Cornwell e coautores, em 2017, mostram que somente ser classificado como branco significa um salário 7% maior do que ser classificado como pardo ou negro.
Ademais, se dois empregadores discordam da cor do trabalhador, uma mudança de classificação de pardo ou negro para branco gera um aumento de salário de cerca de 4% quando uma pessoa muda de emprego.
Francis-Tan estudou irmãos de cores diferentes. Não há muita diferença educacional na adolescência. O que acontece quando os irmãos entram no mercado de trabalho e tentam continuar os estudos? O racismo vem com força. Os negros passam a conseguir menos empregos formais e, quando conseguem, têm empregos de menor qualificação, tendo dificuldades para continuar estudando.
Cansei de dar aula para alunos e executivos em cujas turmas não havia nenhum negro. Kabengele Munanga, antropólogo, está certíssimo quando afirma que o racismo é um crime perfeito no Brasil.
Muita gente não acha nem estranho quando somente 3% dos formados em medicina na USP são negros ou quando executivos de uma empresa são todos brancos.

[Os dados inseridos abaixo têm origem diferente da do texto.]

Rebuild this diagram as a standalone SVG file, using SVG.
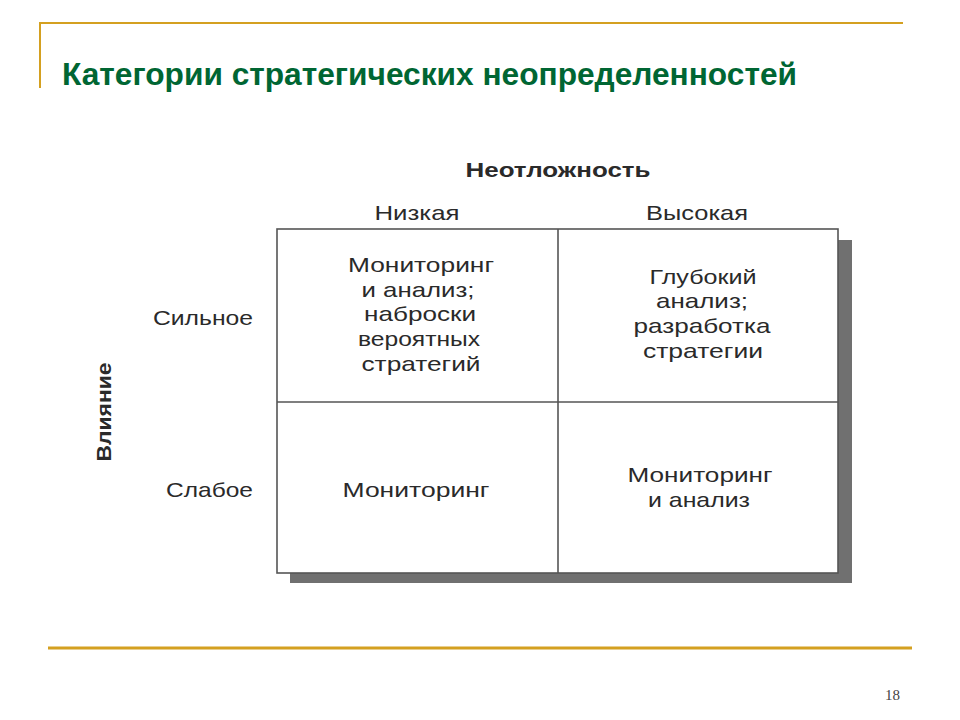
<svg xmlns="http://www.w3.org/2000/svg" width="960" height="720" viewBox="0 0 960 720">
<style>
.t{font-family:"Liberation Sans",Arial,sans-serif;fill:#2a2a2a;font-size:21px}
.c{text-anchor:middle}
.b{font-weight:bold}
.gl{stroke:#555;stroke-width:1.6;fill:none}
.gold{stroke:#D4A020;fill:none}
</style>
<rect width="960" height="720" fill="#fff"/>
<g id="frame">
<line class="gold" x1="40" y1="23" x2="903" y2="23" stroke-width="2"/>
<line class="gold" x1="40" y1="22" x2="40" y2="88" stroke-width="2"/>
<line class="gold" x1="48" y1="648" x2="912" y2="648" stroke-width="3"/>
</g>
<text id="title" x="62" y="85" font-family="'Liberation Sans',Arial,sans-serif" font-weight="bold" font-size="31" fill="#006633" textLength="735" lengthAdjust="spacingAndGlyphs">Категории стратегических неопределенностей</text>
<text id="page" x="900" y="700" text-anchor="end" font-family="'Liberation Serif',serif" font-size="15" fill="#444">18</text>
<g id="matrix">
<rect x="838" y="240" width="14" height="343" fill="#707070"/>
<rect x="290" y="573" width="562" height="10" fill="#707070"/>
<rect class="gl" x="277" y="229" width="561" height="344" fill="#fff"/>
<line class="gl" x1="558" y1="229" x2="558" y2="573"/>
<line class="gl" x1="277" y1="402" x2="838" y2="402"/>
</g>
<g id="axis-labels">
<text class="t c b" x="558" y="177" font-size="20" textLength="185" lengthAdjust="spacingAndGlyphs">Неотложность</text>
<text class="t c" x="417" y="220" textLength="85" lengthAdjust="spacingAndGlyphs">Низкая</text>
<text class="t c" x="697" y="220" textLength="102" lengthAdjust="spacingAndGlyphs">Высокая</text>
<text class="t" x="253" y="325" text-anchor="end" textLength="100" lengthAdjust="spacingAndGlyphs">Сильное</text>
<text class="t" x="253" y="497" text-anchor="end" textLength="87" lengthAdjust="spacingAndGlyphs">Слабое</text>
<text class="t c b" transform="translate(111,412) rotate(-90)" x="0" y="0" font-size="20" textLength="99" lengthAdjust="spacingAndGlyphs">Влияние</text>
</g>
<g id="cell-strong-low">
<text class="t c" x="421" y="272" textLength="146" lengthAdjust="spacingAndGlyphs">Мониторинг</text>
<text class="t c" x="418" y="297" textLength="113" lengthAdjust="spacingAndGlyphs">и анализ;</text>
<text class="t c" x="420" y="321" textLength="112" lengthAdjust="spacingAndGlyphs">наброски</text>
<text class="t c" x="419" y="346" textLength="122" lengthAdjust="spacingAndGlyphs">вероятных</text>
<text class="t c" x="421" y="371" textLength="119" lengthAdjust="spacingAndGlyphs">стратегий</text>
</g>
<g id="cell-strong-high">
<text class="t c" x="703" y="284" textLength="107" lengthAdjust="spacingAndGlyphs">Глубокий</text>
<text class="t c" x="702" y="308" textLength="92" lengthAdjust="spacingAndGlyphs">анализ;</text>
<text class="t c" x="702" y="333" textLength="137" lengthAdjust="spacingAndGlyphs">разработка</text>
<text class="t c" x="703" y="358" textLength="120" lengthAdjust="spacingAndGlyphs">стратегии</text>
</g>
<g id="cell-weak-low">
<text class="t c" x="416" y="497" textLength="147" lengthAdjust="spacingAndGlyphs">Мониторинг</text>
</g>
<g id="cell-weak-high">
<text class="t c" x="700" y="482" textLength="145" lengthAdjust="spacingAndGlyphs">Мониторинг</text>
<text class="t c" x="699" y="507" textLength="102" lengthAdjust="spacingAndGlyphs">и анализ</text>
</g>
<g id="connectors"></g>
</svg>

As cotas são pouco. Esse crime perfeito e invisível precisa de mais ações do que somente garantir mais lugares em universidades (e concursos).
Como bom metaleiro, não entendo nada de samba. Mas entendo de história. A Mangueira ganhar o Carnaval com um enredo colocando negros, índios e mulheres como protagonistas da história é um soco no estômago do governo escatológico de extrema direita.
Vidas negras importam, por mais que alguns teimem em dizer que no Brasil racismo não exista.
Escrevi no ano passado que deveríamos abrir a fronteira para os venezuelanos. Uma pena que o governo esteja recheado de falsos liberais, que clamam por um Estado menor, mas que na hora de aplicar o que o liberalismo realmente prega, a liberdade de movimento, se calam.
A reforma da Previdência não vai sair ou, se sair, vai vir muito aguada. O comportamento do presidente acabou com qualquer chance de reforma de verdade. Dólar e juros começam a dar sinais da mudança de expectativa sobre o pacote da Previdência.
Isso é que dá termos Eric Cartman, do desenho “South Park”, como presidente da República.
Rodrigo Zeidan
Professor da New York University Shangai (China) e da Fundação Dom Cabral. É doutor em economia pela UFRJ.